According to the complaint, Shively took various actions, including agreeing to cover trading losses of, and directing a payment from an account he controlled to, other traders involved in the scheme. As alleged in the complaint, the manipulation of the HH Spot Market had a direct and adverse effect on the New York Mercantile Exchange August 2001 natural gas futures contract (“NYMEX Henry Hub Futures”), including causing prices in NYMEX Henry Hub Futures to become artificial.
Shively sought to dismiss the manipulation charge because, he argued, it failed to state a claim upon which relief could be granted. The court refused to dismiss the claim, holding that, for the purposes of Shively's motion, the CFTC had sufficiently alleged facts showing that: (i) Enron had the ability to influence prices in the HH Spot Market and in the NYMEX Henry Hub Futures Market; (ii) artificial prices existed in those markets on July 19, 2001; (iii) Shively was the proximate cause of the price artificiality; and (iv) Shively intended to manipulate prices on July 19, 2001. The court further upheld the CFTC's ability to go forward with its alternate claim against Shively for attempted manipulation.

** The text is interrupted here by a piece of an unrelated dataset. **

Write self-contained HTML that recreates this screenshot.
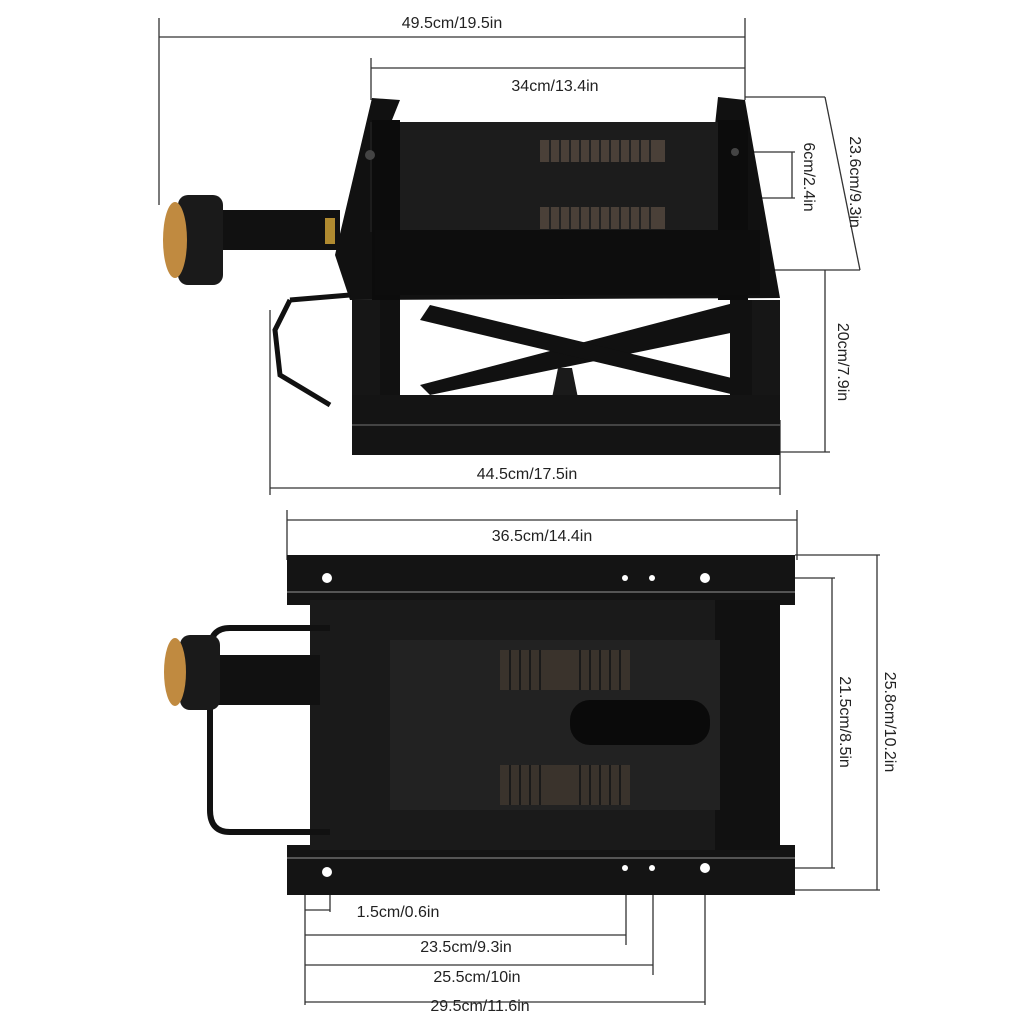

Until its bankruptcy in December 2001, Enron was one of the largest companies in the United States. Its natural gas trading unit was based in Houston and managed several natural gas over-the-counter (OTC) products. Enron’s natural gas trading unit was divided into geographical regions and included a natural gas futures desk. Shively was the desk manager for Enron’s Central Desk from May 1999 through December 2001.
From November 1999 through at least December 2001, Enron Online (EOL) was Enron’s web-based electronic trading platform for wholesale energy, swaps, and other commodities, including the Henry Hub (HH) natural gas next-day spot contract that was delivered at the HH natural gas facility in Louisiana. The HH is the delivery point for the natural gas futures contract traded on the New York Mercantile Exchange (NYMEX), and prices in the HH Spot Market are correlated with the NYMEX natural gas futures contract. During its existence, EOL became the leading electronic platform for natural gas spot and swaps trading.
The case against both Shively and Enron continues. The CFTC is seeking against each defendant a permanent injunction, civil monetary penalties and other relief.